Red Flags When Hiring a Development Agency
We've seen the aftermath of bad agency relationships more times than we'd like. Clients come to us mid-project, frustrated and over budget, asking us to salvage something that should've been straightforward. The patterns are always the same.
Here are the red flags we've learned to watch for. The stuff that separates professionals from pretenders.
They Promise Everything, Question Nothing
When an agency says yes to everything without pushing back, that's a problem. Good developers ask hard questions. They challenge assumptions. They point out when your timeline doesn't match your feature list.
If someone agrees to build your entire SaaS platform in six weeks for $10k, they're either planning to cut massive corners or they're just telling you what you want to hear to close the deal. Neither ends well.
A trustworthy agency will say things like "That's possible, but it'll add two weeks" or "Have you considered doing X instead? It would be faster and get you 80% of what you need."
Vague Estimates With No Breakdown
You ask how much something costs and they say "$25,000." That's it. No breakdown of hours, no explanation of what's included, no phases or milestones.
This should scare you. How can you evaluate if that's reasonable? How do you know what you're paying for? What happens if scope changes. How do they calculate the additional cost?
Legitimate agencies provide itemized estimates. They show you roughly how many hours each feature takes, what their hourly rate is, and what assumptions went into the numbers. If they can't explain their math, they either don't know what they're doing or they're hiding something.
No Process, Just Vibes
Ask an agency to describe their development process. If they stumble or give you a non-answer like "we're agile, we adapt to each client," keep looking.

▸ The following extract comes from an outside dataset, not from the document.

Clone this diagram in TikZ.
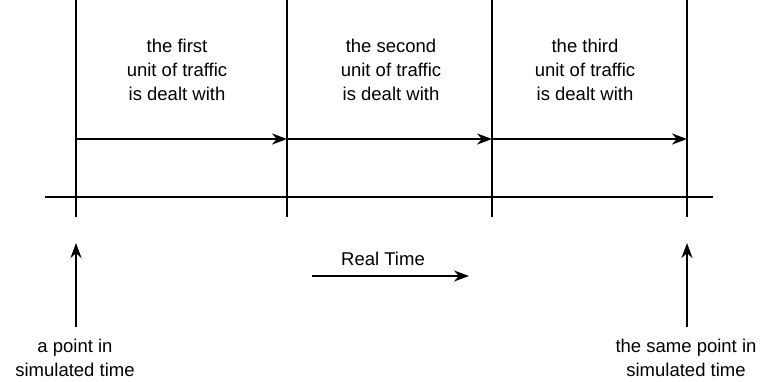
\documentclass[tikz,border=0pt]{standalone}
\usepackage{fontspec}
\setmainfont{Liberation Sans}
\usetikzlibrary{arrows.meta}
\begin{document}
\begin{tikzpicture}[x=1pt,y=-1pt,
  rule/.style={line width=2.8pt},
  flow/.style={line width=2.4pt,-{Stealth[length=15pt,width=11pt]}},
  lbl/.style={font=\fontsize{18.5}{24}\selectfont,align=center,inner sep=0pt}]
\useasboundingbox (0,0) rectangle (762,381);
% vertical boundaries
\foreach \n/\x in {a/76,b/287,c/492,d/687}{
  \coordinate (\n top) at (\x,0);
  \coordinate (\n bot) at (\x,217);
  \coordinate (\n mid) at (\x,139);
  \draw[rule] (\n top) -- (\n bot);
}
% time axis
\coordinate (axL) at (45,197);
\coordinate (axR) at (713,197);
\draw[rule] (axL) -- (axR);
% processing arrows
\draw[flow] (amid) -- (bmid);
\draw[flow] (bmid) -- (cmid);
\draw[flow] (cmid) -- (dmid);
% unit labels
\node[lbl] (t1) at (177,70) {the first\\unit of traffic\\is dealt with};
\node[lbl] (t2) at (391,70) {the second\\unit of traffic\\is dealt with};
\node[lbl] (t3) at (585,70) {the third\\unit of traffic\\is dealt with};
% real time
\node[lbl] (rt) at (383,259) {Real Time};
\coordinate (rtL) at (312,276);
\coordinate (rtR) at (469,276);
\draw[flow] (rtL) -- (rtR);
% bottom labels
\node[lbl] (p1) at (75,358) {a point in\\simulated time};
\node[lbl] (p2) at (686,358) {the same point in\\simulated time};
\coordinate (u1) at (76,243);
\coordinate (u2) at (687,243);
\coordinate (d1) at (76,327);
\coordinate (d2) at (687,327);
\draw[flow] (d1) -- (u1);
\draw[flow] (d2) -- (u2);
\end{tikzpicture}
\end{document}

Experienced teams have systems. They know how they handle requirements gathering, how often they'll show you progress, how they manage change requests, and how they handle bugs. The specific process matters less than having one at all.
No process means chaos. It means nobody knows who's responsible for what. It means things slip through cracks.

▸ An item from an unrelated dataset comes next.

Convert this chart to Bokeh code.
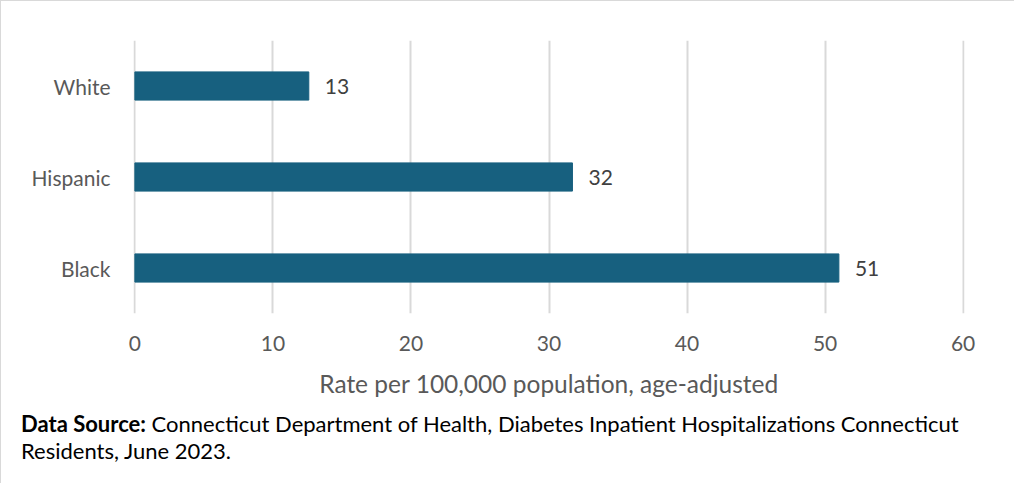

They Won't Show You Previous Work
An agency that can't share examples of past projects is suspicious. Yes, some work is under NDA. But most agencies have at least a few things they can show - case studies, screenshots, testimonials, or live products they've built.
If everything is supposedly confidential, ask for references you can call. If they can't provide those either, walk away. You have no way to verify they can do what they claim.

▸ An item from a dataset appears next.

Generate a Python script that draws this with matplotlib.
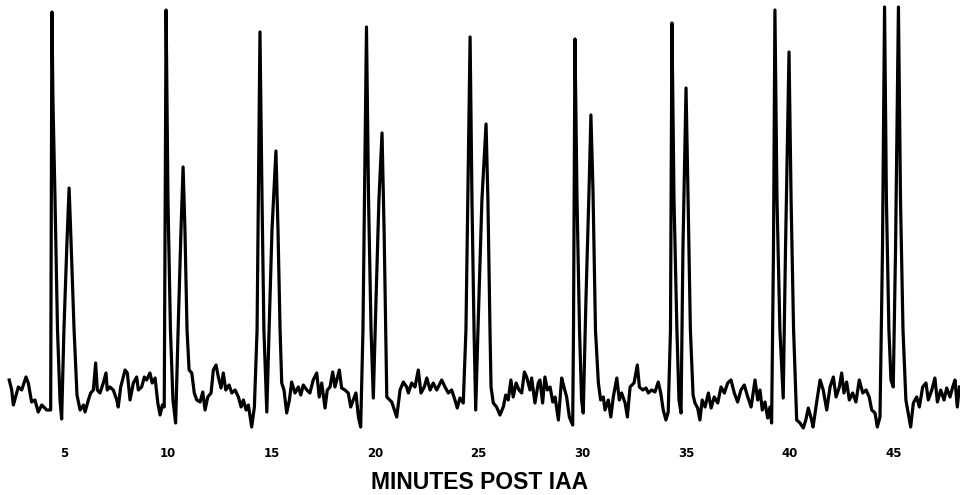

The Proposal Feels Generic
Did they actually read your brief? Or did they send you the same proposal template they send everyone, with your company name find-and-replaced in?
Good proposals reference specific things you discussed. They mention your unique challenges. They might even push back on something you suggested. If the proposal reads like it could've been written before you ever talked to them, they're not taking your project seriously.
Communication Is Already Slow
Pay attention to how responsive they are before you sign. If they take five days to reply to your initial inquiry, imagine how they'll perform when they already have your money.
Some delay is fine - people are busy. But if getting answers feels like pulling teeth during the sales process, it won't magically improve during development.
They Don't Talk About Maintenance
Software isn't a one-and-done thing. Servers need updates. Security patches need applying. Bugs get discovered. New features get requested.
If an agency only talks about building and never mentions what happens after launch, they're either inexperienced or planning to disappear. Ask them directly: "What does ongoing support look like? What's your hourly rate for maintenance work? Do you offer support packages?"
Unrealistic Timeline Claims
Building software takes time. Anyone who claims otherwise is either cutting corners, outsourcing to the cheapest bidder, or lying.
A simple marketing website? Yeah, that can happen in a few weeks. A custom web application with user accounts, payments, and integrations? You're looking at months, not weeks. If someone promises dramatically faster timelines than everyone else, ask how. The answer usually reveals the red flag.
They're Evasive About the Team
Who will actually work on your project? Is it the senior person you're talking to, or will it get handed off to juniors? Will it be done in-house or subcontracted overseas?
None of these are automatically bad - plenty of great developers work remotely, and junior devs supervised properly can do excellent work. But if they won't give you a straight answer about who's doing the work, something's off.
The Contract Is Missing Key Protections
Does the contract clearly state who owns the code when the project ends? What happens if either party wants to cancel? What's the payment schedule, and what's tied to what deliverables?
If the contract is a single page with none of this spelled out, that's not a good sign. You want these things documented before disagreements happen, not during.
Your Gut Says No
This one's fuzzy but real. If something feels off - they're too salesy, they dodge questions, they make you feel dumb for asking - trust that instinct. You're about to spend months working with these people. If the relationship already feels strained, it won't improve under deadline pressure.
Finding the Right Partner
Good agencies exist. They're the ones who ask more questions than they answer in the first call. They push back when something doesn't make sense. They're upfront about costs and timelines. They have happy clients willing to vouch for them.
Take your time. Check references. Read reviews. The cost of choosing wrong is way higher than the time spent vetting properly.